Set down the data below from its first line to the line holding "idle = [6.4, 6.75, 8.25, 8.6, 75.0, 78.0, 74.25, 75.75]", inclusive; omit all pictures.

Start

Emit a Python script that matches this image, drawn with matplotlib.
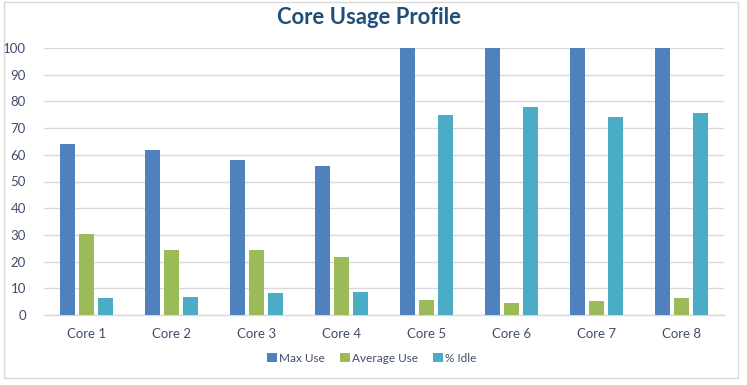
import matplotlib.pyplot as plt
import numpy as np
from matplotlib.patches import Rectangle

cores = ["Core 1", "Core 2", "Core 3", "Core 4", "Core 5", "Core 6", "Core 7", "Core 8"]
max_use = [64.1, 61.9, 58.1, 55.9, 100, 100, 100, 100]
avg_use = [30.4, 24.4, 24.4, 21.7, 5.6, 4.5, 5.25, 6.4]
idle = [6.4, 6.75, 8.25, 8.6, 75.0, 78.0, 74.25, 75.75]

series = [
    ("Max Use", max_use, "#4F81BD"),
    ("Average Use", avg_use, "#9BBB59"),
    ("% Idle", idle, "#4BACC6"),
]

plt.rcParams["font.family"] = ["Lato", "DejaVu Sans"]

fig = plt.figure(figsize=(7.47, 3.85), dpi=100)
ax = fig.add_axes([44 / 747, 1 - 315 / 385, 680 / 747, 267 / 385])

x = np.arange(len(cores))
width = 15 / 85
step = 19 / 85
for i, (name, vals, col) in enumerate(series):
    ax.bar(x + (i - 1) * step, vals, width=width, color=col, label=name, zorder=3)

ax.set_xlim(-0.5, len(cores) - 0.5)
ax.set_ylim(0, 100)
ax.set_yticks(range(0, 101, 10))
ax.set_xticks(x)
ax.set_xticklabels(cores)
ax.grid(axis="y", color="#D9D9D9", linewidth=1, zorder=0)
for s in ["top", "right", "left"]:
    ax.spines[s].set_visible(False)
ax.spines["bottom"].set_color("#D9D9D9")
ax.spines["bottom"].set_linewidth(1)
ax.tick_params(axis="both", length=0, labelsize=9.5, labelcolor="#404E6B")
ax.tick_params(axis="x", pad=9)
ax.tick_params(axis="y", pad=13)

fig.text(369 / 747, 1 - 18 / 385, "Core Usage Profile", ha="center", va="center",
         fontsize=15.8, fontweight="bold", color="#1F4E79")

leg = fig.legend(loc="center", bbox_to_anchor=(372 / 747, 1 - 358 / 385), ncol=3,
                 frameon=False, fontsize=8.5, handlelength=0.8, handleheight=0.8,
                 handletextpad=0.2, columnspacing=1.3)
for t in leg.get_texts():
    t.set_color("#404E6B")

fig.patches.append(Rectangle((4 / 747, 1 - 378 / 385), 734 / 747, 376 / 385,
                             transform=fig.transFigure, fill=False,
                             edgecolor="#D9D9D9", linewidth=1))

fig.savefig("out.png", dpi=100)
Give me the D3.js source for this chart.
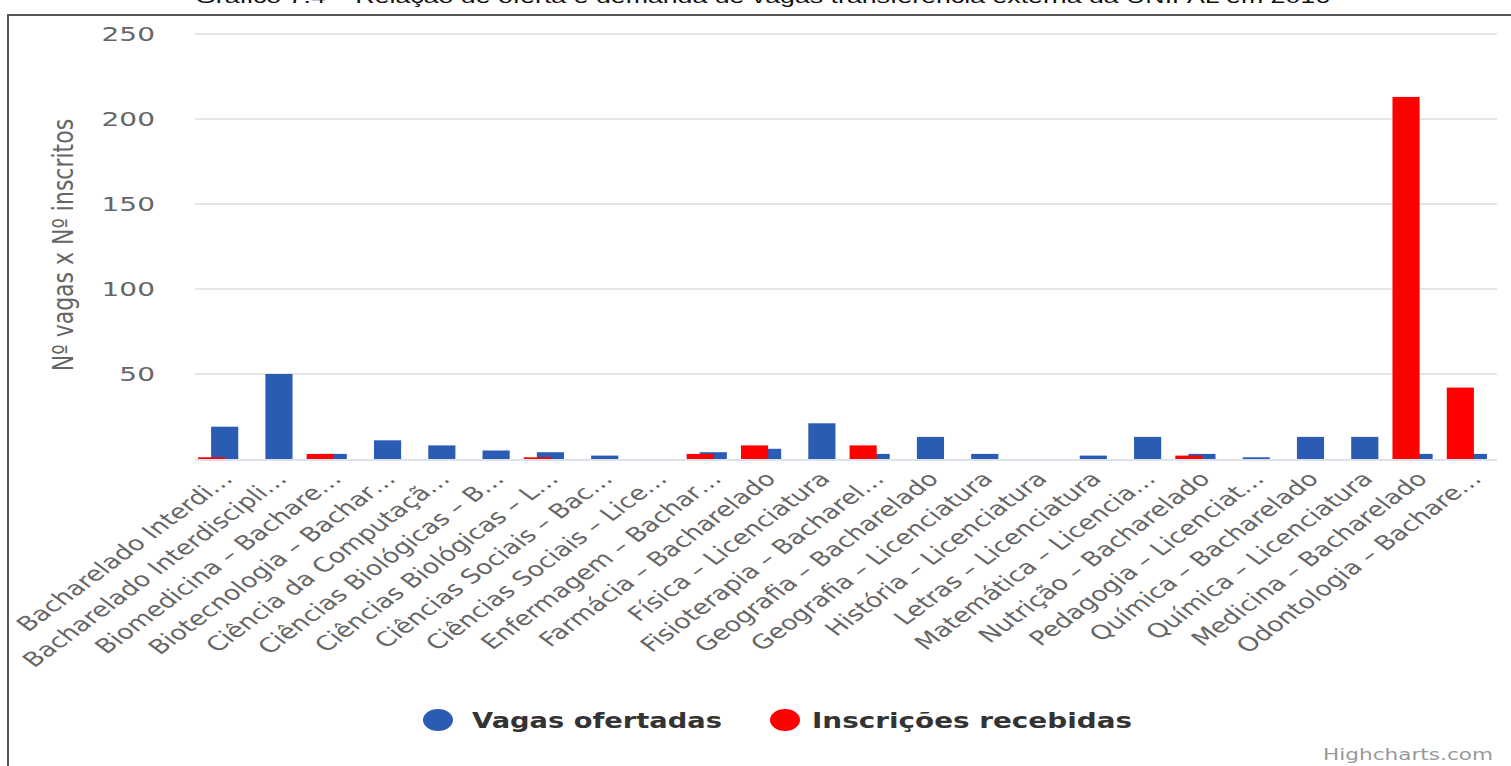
<!DOCTYPE html>
<html>
<head>
<meta charset="utf-8">
<script src="https://cdn.jsdelivr.net/npm/d3@7"></script>
<style>
  body { margin: 0; background: #fff; }
  svg { display: block; font-family: "DejaVu Sans", sans-serif; }
</style>
</head>
<body>
<svg id="chart" width="1511" height="766"></svg>
<script>
// data
var categories = [
  "Bacharelado Interdi…", "Bacharelado Interdiscipli…", "Biomedicina – Bachare…",
  "Biotecnologia – Bachar…", "Ciência da Computaçã…", "Ciências Biológicas – B…",
  "Ciências Biológicas – L…", "Ciências Sociais – Bac…", "Ciências Sociais – Lice…",
  "Enfermagem – Bachar…", "Farmácia – Bacharelado", "Física – Licenciatura",
  "Fisioterapia – Bacharel…", "Geografia – Bacharelado", "Geografia – Licenciatura",
  "História – Licenciatura", "Letras – Licenciatura", "Matemática – Licencia…",
  "Nutrição – Bacharelado", "Pedagogia – Licenciat…", "Química – Bacharelado",
  "Química – Licenciatura", "Medicina – Bacharelado", "Odontologia – Bachare…"
];
var vagas = [19, 50, 3, 11, 8, 5, 4, 2, 0, 4, 6, 21, 3, 13, 3, 0, 2, 13, 3, 1, 13, 13, 3, 3];
var inscricoes = [1, 0, 3, 0, 0, 0, 1, 0, 0, 3, 8, 0, 8, 0, 0, 0, 0, 0, 2, 0, 0, 0, 213, 42];
var yTicks = [50, 100, 150, 200, 250];
var seriesNames = ["Vagas ofertadas", "Inscrições recebidas"];
var seriesColors = ["#2b5cb3", "#ff0000"];

var svg = d3.select("#chart");

var x = d3.scaleBand().domain(categories).range([191, 1494]).padding(0);
var y = d3.scaleLinear().domain([0, 250]).range([459, 34]);
var bw = x.bandwidth();

// frame
svg.append("path")
    .attr("d", "M8,766 L8,15 L1511,15")
    .attr("fill", "none")
    .attr("stroke", "#555")
    .attr("stroke-width", 2);

// title, cut off at the top edge as in the source
svg.append("text")
    .attr("x", 195)
    .attr("y", 3)
    .attr("textLength", 1135)
    .attr("lengthAdjust", "spacingAndGlyphs")
    .style("font-family", "'Liberation Sans', Arial, sans-serif")
    .style("font-size", "18px")
    .attr("fill", "#111")
    .text("Gráfico 7.4 – Relação de oferta e demanda de vagas transferência externa da UNIFAL em 2016");

// gridlines
svg.append("g")
  .selectAll("line")
  .data(yTicks)
  .join("line")
    .attr("x1", 195)
    .attr("x2", 1497)
    .attr("y1", function(d) { return y(d); })
    .attr("y2", function(d) { return y(d); })
    .attr("stroke", "#e6e6e6")
    .attr("stroke-width", 2);

// y axis labels
svg.append("g")
  .selectAll("text")
  .data(yTicks)
  .join("text")
    .attr("text-anchor", "end")
    .attr("transform", function(d) { return "translate(155," + (y(d) + 7) + ") scale(1.4,1)"; })
    .style("font-size", "20px")
    .attr("fill", "#666")
    .text(function(d) { return d; });

svg.append("text")
    .attr("transform", "translate(73,245) scale(1.25,1) rotate(-90)")
    .attr("text-anchor", "middle")
    .style("font-size", "22px")
    .attr("fill", "#666")
    .text("Nº vagas x Nº inscritos");

// baseline
svg.append("line")
    .attr("x1", 195)
    .attr("x2", 1497)
    .attr("y1", y(0) + 1)
    .attr("y2", y(0) + 1)
    .attr("stroke", "#dde2ea")
    .attr("stroke-width", 2);

// bars: blue behind, red in front, overlapping
svg.append("g")
    .attr("fill", seriesColors[0])
  .selectAll("rect")
  .data(vagas)
  .join("rect")
    .attr("x", function(d, i) { return x(categories[i]) + bw * 0.37; })
    .attr("width", bw * 0.5)
    .attr("y", function(d) { return y(d); })
    .attr("height", function(d) { return y(0) - y(d); });

svg.append("g")
    .attr("fill", seriesColors[1])
  .selectAll("rect")
  .data(inscricoes)
  .join("rect")
    .attr("x", function(d, i) { return x(categories[i]) + bw * 0.13; })
    .attr("width", bw * 0.5)
    .attr("y", function(d) { return y(d); })
    .attr("height", function(d) { return y(0) - y(d); });

// category labels
svg.append("g")
  .selectAll("text")
  .data(categories)
  .join("text")
    .attr("text-anchor", "end")
    .attr("transform", function(d) {
      return "translate(" + (x(d) + bw / 2 + 16) + ",480) scale(1.35,1) rotate(-45)";
    })
    .style("font-size", "20px")
    .attr("fill", "#666")
    .text(function(d) { return d; });

// legend
var legendX = [438, 785];
var legendTextX = [472, 812];
var legendLen = [250, 320];
var legend = svg.append("g")
  .selectAll("g")
  .data(seriesNames)
  .join("g");

legend.append("ellipse")
    .attr("cx", function(d, i) { return legendX[i]; })
    .attr("cy", 720)
    .attr("rx", 15)
    .attr("ry", 11)
    .attr("fill", function(d, i) { return seriesColors[i]; });

legend.append("text")
    .attr("x", function(d, i) { return legendTextX[i]; })
    .attr("y", 728)
    .attr("textLength", function(d, i) { return legendLen[i]; })
    .attr("lengthAdjust", "spacingAndGlyphs")
    .style("font-size", "21px")
    .style("font-weight", "bold")
    .attr("fill", "#333")
    .text(function(d) { return d; });

// credits
svg.append("text")
    .attr("x", 1323)
    .attr("y", 760)
    .attr("textLength", 170)
    .attr("lengthAdjust", "spacingAndGlyphs")
    .style("font-size", "15px")
    .attr("fill", "#999")
    .text("Highcharts.com");
</script>
</body>
</html>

End

- _TASK RESULT_:
Emit a Python script that matches this image, drawn with matplotlib.
import matplotlib.pyplot as plt
import numpy as np
from matplotlib.patches import Rectangle

cores = ["Core 1", "Core 2", "Core 3", "Core 4", "Core 5", "Core 6", "Core 7", "Core 8"]
max_use = [64.1, 61.9, 58.1, 55.9, 100, 100, 100, 100]
avg_use = [30.4, 24.4, 24.4, 21.7, 5.6, 4.5, 5.25, 6.4]
idle = [6.4, 6.75, 8.25, 8.6, 75.0, 78.0, 74.25, 75.75]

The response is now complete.